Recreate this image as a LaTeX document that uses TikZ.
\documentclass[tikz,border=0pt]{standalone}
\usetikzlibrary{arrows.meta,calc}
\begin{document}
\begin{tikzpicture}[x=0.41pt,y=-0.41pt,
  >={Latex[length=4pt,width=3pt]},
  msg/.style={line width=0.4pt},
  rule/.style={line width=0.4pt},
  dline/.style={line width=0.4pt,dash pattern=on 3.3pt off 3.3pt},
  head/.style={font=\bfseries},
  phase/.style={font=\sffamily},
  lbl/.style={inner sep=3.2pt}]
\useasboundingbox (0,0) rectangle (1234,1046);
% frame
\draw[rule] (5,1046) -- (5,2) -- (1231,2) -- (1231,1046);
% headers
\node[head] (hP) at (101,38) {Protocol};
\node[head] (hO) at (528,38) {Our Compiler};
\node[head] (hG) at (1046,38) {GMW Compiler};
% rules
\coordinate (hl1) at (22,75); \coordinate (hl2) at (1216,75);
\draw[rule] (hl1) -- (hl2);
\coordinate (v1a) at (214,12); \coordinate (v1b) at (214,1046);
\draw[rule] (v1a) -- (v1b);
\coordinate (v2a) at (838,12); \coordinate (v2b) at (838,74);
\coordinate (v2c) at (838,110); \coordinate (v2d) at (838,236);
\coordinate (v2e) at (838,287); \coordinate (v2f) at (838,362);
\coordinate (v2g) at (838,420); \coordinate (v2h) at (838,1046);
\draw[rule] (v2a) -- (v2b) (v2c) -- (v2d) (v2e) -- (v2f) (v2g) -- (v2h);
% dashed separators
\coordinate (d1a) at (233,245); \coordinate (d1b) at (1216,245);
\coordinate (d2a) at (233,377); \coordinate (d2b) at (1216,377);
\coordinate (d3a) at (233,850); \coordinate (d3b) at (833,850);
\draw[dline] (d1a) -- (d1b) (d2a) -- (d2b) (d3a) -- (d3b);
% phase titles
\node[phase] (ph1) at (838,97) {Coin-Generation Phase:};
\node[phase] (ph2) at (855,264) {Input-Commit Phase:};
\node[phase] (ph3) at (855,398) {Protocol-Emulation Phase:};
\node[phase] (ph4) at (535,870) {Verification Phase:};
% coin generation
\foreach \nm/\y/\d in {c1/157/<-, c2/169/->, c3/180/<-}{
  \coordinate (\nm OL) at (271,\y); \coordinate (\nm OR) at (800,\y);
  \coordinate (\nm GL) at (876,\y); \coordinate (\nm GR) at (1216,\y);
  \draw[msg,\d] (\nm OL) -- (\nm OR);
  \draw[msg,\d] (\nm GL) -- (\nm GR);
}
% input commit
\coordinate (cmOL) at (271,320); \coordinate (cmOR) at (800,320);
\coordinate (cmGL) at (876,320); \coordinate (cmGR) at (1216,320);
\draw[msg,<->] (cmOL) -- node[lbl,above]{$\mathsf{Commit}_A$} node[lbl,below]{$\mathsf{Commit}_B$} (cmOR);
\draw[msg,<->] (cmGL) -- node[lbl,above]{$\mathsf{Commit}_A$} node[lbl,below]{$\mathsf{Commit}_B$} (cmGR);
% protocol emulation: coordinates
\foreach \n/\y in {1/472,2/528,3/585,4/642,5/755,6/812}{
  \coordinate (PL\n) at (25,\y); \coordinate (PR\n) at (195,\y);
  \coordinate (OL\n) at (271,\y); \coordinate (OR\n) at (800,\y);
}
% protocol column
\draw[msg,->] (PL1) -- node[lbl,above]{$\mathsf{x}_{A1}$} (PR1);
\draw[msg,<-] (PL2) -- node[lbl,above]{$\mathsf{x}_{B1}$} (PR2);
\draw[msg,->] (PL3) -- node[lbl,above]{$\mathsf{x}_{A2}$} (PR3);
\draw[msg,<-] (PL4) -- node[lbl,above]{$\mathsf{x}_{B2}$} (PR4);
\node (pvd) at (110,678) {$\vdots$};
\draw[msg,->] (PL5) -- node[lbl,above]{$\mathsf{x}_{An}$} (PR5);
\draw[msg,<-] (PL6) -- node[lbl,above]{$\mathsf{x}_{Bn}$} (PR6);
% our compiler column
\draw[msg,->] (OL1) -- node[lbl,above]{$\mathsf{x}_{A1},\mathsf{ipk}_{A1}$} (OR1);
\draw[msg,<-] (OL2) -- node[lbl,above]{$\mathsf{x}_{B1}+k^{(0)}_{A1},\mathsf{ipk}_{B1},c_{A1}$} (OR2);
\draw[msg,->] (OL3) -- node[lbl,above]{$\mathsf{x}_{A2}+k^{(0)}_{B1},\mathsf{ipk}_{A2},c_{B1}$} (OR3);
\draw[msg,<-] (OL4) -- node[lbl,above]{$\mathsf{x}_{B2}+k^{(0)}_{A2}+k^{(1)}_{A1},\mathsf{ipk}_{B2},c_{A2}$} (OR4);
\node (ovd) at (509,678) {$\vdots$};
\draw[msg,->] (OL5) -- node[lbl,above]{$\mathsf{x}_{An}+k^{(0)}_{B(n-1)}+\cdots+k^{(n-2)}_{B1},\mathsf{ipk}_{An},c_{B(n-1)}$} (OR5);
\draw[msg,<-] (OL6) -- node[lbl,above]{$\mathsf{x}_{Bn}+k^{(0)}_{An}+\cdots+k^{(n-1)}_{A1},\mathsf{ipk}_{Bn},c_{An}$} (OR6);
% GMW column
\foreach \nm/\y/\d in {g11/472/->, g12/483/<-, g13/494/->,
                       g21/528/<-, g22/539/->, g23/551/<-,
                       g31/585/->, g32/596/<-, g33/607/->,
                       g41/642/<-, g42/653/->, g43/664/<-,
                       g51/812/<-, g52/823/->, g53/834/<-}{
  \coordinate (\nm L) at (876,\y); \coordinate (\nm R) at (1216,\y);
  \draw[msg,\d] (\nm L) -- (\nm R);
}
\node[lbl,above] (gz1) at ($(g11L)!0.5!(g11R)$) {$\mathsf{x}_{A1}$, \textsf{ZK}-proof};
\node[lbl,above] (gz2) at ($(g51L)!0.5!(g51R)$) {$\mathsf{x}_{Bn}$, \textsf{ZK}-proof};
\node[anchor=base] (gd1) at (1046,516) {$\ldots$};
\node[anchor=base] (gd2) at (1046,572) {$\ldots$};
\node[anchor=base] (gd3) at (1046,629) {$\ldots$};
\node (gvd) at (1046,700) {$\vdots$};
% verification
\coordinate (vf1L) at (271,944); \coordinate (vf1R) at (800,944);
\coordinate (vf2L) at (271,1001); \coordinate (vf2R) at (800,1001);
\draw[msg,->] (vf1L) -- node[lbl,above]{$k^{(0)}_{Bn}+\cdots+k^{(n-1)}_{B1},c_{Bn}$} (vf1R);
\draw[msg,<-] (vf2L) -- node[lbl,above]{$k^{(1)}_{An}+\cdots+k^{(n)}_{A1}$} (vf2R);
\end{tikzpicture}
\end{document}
* * *
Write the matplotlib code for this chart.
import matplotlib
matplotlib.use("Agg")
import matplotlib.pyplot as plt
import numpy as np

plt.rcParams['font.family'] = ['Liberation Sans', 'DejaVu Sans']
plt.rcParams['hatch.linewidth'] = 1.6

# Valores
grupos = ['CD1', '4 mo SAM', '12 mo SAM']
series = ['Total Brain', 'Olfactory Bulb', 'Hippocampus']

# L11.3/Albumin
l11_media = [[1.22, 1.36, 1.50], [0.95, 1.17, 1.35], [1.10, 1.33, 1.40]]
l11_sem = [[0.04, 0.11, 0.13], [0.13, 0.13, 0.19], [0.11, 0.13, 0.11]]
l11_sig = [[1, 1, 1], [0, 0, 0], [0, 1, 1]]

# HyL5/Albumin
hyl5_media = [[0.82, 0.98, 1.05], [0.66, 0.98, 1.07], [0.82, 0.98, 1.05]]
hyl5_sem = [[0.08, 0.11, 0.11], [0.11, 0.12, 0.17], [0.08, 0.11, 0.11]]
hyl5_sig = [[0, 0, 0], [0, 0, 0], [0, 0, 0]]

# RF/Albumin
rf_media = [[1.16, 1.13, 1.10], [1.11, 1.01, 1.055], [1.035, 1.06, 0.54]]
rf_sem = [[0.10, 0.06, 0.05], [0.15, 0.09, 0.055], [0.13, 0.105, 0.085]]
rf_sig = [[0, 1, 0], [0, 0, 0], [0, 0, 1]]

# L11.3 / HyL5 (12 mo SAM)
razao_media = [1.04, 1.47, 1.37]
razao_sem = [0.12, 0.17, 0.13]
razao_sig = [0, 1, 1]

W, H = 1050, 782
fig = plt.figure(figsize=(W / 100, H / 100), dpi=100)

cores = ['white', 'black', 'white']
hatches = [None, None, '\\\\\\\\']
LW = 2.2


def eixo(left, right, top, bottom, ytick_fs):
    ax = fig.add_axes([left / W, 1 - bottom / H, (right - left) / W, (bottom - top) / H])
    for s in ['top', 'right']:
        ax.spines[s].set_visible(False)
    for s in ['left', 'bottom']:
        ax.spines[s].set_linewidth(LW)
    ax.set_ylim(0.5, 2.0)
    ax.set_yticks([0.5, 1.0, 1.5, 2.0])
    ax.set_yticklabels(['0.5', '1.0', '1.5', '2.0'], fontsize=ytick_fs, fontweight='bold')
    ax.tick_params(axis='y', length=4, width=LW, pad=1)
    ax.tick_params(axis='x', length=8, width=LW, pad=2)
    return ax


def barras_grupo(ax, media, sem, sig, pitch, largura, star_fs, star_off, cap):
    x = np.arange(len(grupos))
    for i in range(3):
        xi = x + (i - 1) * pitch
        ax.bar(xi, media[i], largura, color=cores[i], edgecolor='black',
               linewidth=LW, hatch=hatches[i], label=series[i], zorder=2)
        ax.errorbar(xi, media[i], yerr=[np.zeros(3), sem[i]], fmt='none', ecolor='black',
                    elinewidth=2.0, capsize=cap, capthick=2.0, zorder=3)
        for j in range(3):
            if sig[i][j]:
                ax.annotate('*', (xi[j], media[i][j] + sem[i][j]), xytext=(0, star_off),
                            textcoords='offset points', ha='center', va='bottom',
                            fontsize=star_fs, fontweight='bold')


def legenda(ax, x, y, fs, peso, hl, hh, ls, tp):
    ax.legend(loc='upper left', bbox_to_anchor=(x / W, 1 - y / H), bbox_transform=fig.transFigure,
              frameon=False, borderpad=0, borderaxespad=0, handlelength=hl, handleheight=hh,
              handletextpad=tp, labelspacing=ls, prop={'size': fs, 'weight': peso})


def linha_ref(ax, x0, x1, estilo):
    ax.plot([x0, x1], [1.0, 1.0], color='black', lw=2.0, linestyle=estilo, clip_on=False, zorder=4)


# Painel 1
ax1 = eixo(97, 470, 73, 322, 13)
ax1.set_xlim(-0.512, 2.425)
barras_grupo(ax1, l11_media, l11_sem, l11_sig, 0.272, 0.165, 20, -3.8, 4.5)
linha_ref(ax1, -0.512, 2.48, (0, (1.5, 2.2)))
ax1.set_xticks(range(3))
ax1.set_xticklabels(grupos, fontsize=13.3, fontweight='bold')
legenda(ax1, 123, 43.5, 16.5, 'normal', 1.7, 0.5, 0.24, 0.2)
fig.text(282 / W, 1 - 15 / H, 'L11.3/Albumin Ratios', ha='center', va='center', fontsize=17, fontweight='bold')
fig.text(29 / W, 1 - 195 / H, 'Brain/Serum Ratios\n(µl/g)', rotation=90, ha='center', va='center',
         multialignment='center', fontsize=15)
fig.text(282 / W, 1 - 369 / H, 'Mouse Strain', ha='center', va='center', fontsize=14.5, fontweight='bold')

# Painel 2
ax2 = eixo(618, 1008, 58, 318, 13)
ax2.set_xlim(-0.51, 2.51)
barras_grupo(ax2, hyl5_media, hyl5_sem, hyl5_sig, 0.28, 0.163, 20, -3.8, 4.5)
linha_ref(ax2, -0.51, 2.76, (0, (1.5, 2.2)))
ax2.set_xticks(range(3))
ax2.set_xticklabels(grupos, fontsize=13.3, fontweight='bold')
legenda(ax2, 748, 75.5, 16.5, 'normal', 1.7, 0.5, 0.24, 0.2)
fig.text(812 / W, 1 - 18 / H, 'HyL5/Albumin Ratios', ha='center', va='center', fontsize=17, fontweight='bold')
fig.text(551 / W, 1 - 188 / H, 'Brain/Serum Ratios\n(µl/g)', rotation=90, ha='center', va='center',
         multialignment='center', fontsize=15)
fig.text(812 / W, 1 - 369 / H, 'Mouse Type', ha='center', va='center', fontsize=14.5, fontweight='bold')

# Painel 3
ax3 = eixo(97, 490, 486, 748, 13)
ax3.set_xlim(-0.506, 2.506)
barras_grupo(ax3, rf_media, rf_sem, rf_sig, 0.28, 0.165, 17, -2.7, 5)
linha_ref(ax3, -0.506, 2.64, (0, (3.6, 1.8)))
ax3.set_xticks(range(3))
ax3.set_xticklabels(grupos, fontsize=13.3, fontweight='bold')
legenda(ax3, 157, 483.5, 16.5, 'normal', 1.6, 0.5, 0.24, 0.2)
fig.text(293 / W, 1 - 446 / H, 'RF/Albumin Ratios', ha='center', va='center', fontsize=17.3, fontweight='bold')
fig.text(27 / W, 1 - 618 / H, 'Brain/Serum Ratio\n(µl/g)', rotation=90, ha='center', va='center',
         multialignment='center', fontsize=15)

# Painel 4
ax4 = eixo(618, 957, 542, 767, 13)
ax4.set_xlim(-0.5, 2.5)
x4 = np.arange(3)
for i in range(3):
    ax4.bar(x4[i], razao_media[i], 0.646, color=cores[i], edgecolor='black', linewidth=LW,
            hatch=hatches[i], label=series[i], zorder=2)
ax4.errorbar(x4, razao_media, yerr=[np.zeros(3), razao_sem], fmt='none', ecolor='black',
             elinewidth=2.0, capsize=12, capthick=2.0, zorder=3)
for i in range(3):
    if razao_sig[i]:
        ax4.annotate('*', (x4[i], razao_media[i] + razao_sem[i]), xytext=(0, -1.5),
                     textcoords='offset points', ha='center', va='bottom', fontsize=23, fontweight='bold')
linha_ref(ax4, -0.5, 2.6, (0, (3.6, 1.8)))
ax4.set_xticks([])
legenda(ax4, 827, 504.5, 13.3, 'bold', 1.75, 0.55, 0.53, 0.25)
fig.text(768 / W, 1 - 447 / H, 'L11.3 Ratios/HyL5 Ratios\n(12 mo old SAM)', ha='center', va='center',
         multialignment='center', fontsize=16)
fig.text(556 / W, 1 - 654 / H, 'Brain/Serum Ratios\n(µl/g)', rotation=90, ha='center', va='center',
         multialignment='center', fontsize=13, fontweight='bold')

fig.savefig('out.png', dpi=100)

- Direction
Using the records above, copy every line that has the word "matplotlib" in it.

- Exercise response
Write the matplotlib code for this chart.
import matplotlib
matplotlib.use("Agg")
import matplotlib.pyplot as plt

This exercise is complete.